BOOKS: NORMAN MAILER: USING THE LORD'S NAME

NORMAN MAILER'S NEW NOVEL PURPORTS TO BE A MEMOIR BY NONE OTHER THAN JESUS OF NAZARETH

  • Share
  • Read Later

Jesus of Nazareth was one of history's most powerful and charismatic teachers, but he never published. Until now. That, at any rate, is the premise of Norman Mailer's The Gospel According to the Son (Random House; 242 pages; $22), a novel that purports to be a first-person memoir written by Jesus. Questions will immediately occur, even to readers most willing to suspend their disbelief for the sake of the narrative to come. When did Jesus write this story, and for that matter, where? Why did he wait nearly 2,000 years to present his own Gospel? Why did he choose Random House to publish it?

Mailer anticipates and tries to soothe the initial uneasiness that his book will arouse in most of those who pick it up. In the very first chapter, his Jesus writes, "For those who would ask how my words have come to this page, I would tell them to look upon it as a small miracle. (My gospel, after all, will speak of miracles.) Yet I would hope to remain closer to the truth. Mark, Matthew, Luke, and John were seeking to enlarge their fold." In other words, Mailer's Jesus suggests that the New Testament is rife with errors and exaggerations and that the time has come to set the record straight: "What is for me to tell remains neither a simple story nor without surprise, but it is true, at least to all that I recall."
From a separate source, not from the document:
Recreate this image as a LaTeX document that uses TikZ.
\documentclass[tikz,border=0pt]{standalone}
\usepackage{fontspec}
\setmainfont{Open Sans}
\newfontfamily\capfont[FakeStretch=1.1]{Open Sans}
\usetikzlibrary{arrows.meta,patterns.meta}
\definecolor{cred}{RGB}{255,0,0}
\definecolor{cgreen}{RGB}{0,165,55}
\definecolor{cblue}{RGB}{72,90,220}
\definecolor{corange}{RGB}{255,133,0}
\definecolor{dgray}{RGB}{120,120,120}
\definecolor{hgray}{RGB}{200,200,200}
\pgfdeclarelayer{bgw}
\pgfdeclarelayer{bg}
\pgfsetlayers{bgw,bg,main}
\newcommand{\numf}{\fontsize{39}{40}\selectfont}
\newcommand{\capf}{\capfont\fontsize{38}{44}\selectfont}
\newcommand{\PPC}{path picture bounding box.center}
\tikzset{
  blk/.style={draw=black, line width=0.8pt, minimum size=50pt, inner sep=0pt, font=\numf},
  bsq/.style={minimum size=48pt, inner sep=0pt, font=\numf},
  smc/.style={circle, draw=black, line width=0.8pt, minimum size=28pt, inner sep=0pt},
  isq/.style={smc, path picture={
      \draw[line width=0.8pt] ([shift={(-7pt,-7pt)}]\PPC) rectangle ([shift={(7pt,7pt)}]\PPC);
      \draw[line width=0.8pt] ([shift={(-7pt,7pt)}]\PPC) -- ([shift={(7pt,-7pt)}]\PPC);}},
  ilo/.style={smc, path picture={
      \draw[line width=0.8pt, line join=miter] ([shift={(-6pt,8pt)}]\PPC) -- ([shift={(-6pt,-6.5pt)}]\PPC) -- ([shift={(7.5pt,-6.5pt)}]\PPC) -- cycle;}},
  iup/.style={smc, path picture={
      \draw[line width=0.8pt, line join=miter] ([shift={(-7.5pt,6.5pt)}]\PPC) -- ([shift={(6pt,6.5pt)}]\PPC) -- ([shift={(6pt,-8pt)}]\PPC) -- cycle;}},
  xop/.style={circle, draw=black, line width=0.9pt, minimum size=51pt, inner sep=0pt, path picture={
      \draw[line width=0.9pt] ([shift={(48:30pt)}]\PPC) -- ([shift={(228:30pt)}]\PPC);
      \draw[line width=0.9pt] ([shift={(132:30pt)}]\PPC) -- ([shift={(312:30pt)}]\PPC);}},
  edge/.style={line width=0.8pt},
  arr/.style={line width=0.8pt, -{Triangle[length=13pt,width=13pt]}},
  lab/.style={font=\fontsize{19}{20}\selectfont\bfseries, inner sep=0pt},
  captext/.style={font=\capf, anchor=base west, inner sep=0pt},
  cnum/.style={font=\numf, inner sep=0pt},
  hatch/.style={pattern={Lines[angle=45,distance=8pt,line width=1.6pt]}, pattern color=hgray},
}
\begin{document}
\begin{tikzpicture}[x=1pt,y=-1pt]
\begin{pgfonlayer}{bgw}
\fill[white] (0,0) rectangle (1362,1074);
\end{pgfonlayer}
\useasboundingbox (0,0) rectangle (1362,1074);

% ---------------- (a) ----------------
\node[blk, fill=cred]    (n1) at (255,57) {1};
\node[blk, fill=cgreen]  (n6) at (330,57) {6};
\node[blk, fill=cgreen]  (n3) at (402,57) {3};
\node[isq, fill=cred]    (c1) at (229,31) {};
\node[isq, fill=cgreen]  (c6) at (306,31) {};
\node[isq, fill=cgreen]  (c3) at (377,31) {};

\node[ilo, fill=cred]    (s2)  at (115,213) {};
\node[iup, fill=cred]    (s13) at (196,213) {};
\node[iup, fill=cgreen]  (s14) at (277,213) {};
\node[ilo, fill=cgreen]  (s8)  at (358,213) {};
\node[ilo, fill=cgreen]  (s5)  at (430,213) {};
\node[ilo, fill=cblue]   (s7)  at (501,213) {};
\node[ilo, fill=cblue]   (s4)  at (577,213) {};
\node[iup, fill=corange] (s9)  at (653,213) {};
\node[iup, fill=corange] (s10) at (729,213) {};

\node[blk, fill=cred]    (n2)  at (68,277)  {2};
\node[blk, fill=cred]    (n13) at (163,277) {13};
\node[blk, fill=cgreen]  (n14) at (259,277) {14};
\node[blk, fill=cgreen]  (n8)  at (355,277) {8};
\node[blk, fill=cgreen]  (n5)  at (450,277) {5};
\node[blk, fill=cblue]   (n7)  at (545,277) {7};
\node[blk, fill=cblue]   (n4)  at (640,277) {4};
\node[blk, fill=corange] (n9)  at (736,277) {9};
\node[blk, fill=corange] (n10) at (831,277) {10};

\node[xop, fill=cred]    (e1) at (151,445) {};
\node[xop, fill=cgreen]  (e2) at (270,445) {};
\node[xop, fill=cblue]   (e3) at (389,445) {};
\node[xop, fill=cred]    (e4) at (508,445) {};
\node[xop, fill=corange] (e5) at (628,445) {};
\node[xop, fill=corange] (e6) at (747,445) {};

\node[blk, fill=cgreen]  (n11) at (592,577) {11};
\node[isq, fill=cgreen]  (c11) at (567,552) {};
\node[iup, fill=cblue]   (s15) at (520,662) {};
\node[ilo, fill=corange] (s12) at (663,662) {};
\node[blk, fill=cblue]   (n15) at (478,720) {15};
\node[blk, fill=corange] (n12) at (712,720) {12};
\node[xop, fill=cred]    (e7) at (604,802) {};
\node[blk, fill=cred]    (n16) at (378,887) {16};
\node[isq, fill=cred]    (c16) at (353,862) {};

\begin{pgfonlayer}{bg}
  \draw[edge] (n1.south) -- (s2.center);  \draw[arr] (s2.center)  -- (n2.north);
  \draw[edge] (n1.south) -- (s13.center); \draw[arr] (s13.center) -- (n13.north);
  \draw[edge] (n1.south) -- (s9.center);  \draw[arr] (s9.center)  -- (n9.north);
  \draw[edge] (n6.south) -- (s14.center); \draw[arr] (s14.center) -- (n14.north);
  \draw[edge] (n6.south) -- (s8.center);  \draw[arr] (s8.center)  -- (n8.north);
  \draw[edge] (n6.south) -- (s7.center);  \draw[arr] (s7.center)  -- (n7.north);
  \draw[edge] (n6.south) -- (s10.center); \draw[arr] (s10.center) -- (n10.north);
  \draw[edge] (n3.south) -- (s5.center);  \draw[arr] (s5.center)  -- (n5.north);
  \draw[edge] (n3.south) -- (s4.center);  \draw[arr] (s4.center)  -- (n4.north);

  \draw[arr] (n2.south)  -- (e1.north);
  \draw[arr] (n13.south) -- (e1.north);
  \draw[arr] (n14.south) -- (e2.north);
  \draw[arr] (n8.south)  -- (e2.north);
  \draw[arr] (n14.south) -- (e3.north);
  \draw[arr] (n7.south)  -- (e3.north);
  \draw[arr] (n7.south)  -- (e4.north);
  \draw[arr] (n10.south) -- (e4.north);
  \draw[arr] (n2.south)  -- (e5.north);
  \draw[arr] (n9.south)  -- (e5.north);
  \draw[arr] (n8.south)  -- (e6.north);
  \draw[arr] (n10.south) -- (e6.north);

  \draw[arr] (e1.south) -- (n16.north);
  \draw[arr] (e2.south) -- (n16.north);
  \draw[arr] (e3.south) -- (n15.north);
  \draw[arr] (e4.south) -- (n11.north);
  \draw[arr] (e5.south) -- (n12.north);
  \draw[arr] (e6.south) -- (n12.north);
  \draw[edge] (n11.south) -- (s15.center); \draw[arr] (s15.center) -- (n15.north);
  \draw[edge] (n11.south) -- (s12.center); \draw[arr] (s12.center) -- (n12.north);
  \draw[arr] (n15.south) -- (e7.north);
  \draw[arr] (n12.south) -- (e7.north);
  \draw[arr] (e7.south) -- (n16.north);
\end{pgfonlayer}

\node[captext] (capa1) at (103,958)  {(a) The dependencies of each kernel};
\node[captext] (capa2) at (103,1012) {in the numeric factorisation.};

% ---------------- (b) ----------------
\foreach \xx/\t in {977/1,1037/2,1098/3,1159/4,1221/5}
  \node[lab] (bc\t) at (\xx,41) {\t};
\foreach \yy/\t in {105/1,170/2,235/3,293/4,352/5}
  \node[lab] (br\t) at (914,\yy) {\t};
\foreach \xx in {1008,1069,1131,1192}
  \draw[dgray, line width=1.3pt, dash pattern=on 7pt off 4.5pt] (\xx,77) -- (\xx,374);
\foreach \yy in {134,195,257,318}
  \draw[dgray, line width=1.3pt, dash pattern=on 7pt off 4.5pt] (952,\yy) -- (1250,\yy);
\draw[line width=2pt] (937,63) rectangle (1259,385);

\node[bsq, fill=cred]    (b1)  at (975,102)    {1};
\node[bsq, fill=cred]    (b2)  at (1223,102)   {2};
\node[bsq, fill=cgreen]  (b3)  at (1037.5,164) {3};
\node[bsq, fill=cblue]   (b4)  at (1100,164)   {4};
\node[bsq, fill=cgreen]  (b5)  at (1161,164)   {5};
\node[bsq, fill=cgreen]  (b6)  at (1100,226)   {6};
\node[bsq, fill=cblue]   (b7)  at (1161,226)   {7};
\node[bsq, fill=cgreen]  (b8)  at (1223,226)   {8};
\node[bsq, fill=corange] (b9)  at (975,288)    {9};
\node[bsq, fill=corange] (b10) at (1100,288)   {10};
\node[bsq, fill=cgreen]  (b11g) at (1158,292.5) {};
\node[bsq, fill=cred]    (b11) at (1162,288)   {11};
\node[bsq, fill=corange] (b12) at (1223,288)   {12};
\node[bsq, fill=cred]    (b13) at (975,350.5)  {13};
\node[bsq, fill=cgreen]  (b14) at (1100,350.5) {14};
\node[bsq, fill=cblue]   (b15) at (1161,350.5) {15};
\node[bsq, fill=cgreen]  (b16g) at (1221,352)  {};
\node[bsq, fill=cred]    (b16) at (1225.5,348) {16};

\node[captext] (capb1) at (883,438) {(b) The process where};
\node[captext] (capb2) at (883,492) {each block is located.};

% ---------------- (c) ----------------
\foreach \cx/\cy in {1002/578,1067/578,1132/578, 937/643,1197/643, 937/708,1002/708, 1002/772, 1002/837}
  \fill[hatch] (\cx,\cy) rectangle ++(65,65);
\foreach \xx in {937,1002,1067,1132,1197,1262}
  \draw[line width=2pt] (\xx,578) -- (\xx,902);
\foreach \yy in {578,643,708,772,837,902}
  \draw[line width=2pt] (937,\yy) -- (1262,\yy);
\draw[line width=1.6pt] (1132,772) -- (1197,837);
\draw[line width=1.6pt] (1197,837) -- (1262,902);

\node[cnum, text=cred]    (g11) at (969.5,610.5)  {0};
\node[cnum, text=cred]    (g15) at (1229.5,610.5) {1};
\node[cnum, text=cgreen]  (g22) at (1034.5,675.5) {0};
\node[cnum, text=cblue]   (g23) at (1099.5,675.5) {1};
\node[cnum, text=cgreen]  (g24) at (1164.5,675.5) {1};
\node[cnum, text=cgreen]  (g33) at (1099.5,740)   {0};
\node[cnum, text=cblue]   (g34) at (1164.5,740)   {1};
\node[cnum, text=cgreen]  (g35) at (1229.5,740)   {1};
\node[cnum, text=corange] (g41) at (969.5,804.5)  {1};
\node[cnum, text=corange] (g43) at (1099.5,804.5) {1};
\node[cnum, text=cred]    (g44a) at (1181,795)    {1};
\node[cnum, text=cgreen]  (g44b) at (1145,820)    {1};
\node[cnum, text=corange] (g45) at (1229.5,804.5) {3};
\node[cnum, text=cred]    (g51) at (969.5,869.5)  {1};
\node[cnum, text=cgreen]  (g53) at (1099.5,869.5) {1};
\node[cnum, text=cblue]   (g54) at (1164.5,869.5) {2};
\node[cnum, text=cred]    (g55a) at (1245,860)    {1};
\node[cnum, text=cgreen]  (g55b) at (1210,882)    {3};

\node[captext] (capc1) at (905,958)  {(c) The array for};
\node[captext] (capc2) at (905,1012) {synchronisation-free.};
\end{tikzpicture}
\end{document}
Believing Christians are going to have a little problem with the Son of God portraying himself as if he can't remember all the details of his own life. But you needn't be a Christian to find The Gospel According to the Son a dubious and ultimately failed enterprise. Conceivably, imaginative literature at its highest pitch could do what tons of historical research and theological studies have failed to accomplish: present a convincing account of what it may have felt like to be the man Jesus, human like his contemporaries but given a divine vision, mission and fate that they have been spared. But not even the Christ-haunted Dostoyevsky tried to go where Mailer has now rushed in.

There are moments in this imagined memoir when the author creates a credible impression of Jesus. Most of these occur early, during the period least thoroughly covered by the four Gospels. Mailer's Jesus writes movingly of his time as an apprentice carpenter: "So my trade became my pride, and I knew respect for the tools in my box. A rasp, a plane, a hammer, an auger, a gimlet, an adze, a cubit rule, a saw, and three chisels for paring, as well as a gouge--all were mine. And my knowledge of how to treat wood became another tool."

If Mailer's Jesus sounds a tad like Ernest Hemingway here, so be it. The flat sentences effectively convey the step-by-step pleasure of learning a trade. The real Jesus may well have had such feelings. Far less successful are the many passages in which Mailer's Jesus sounds quite a bit like Norman Mailer.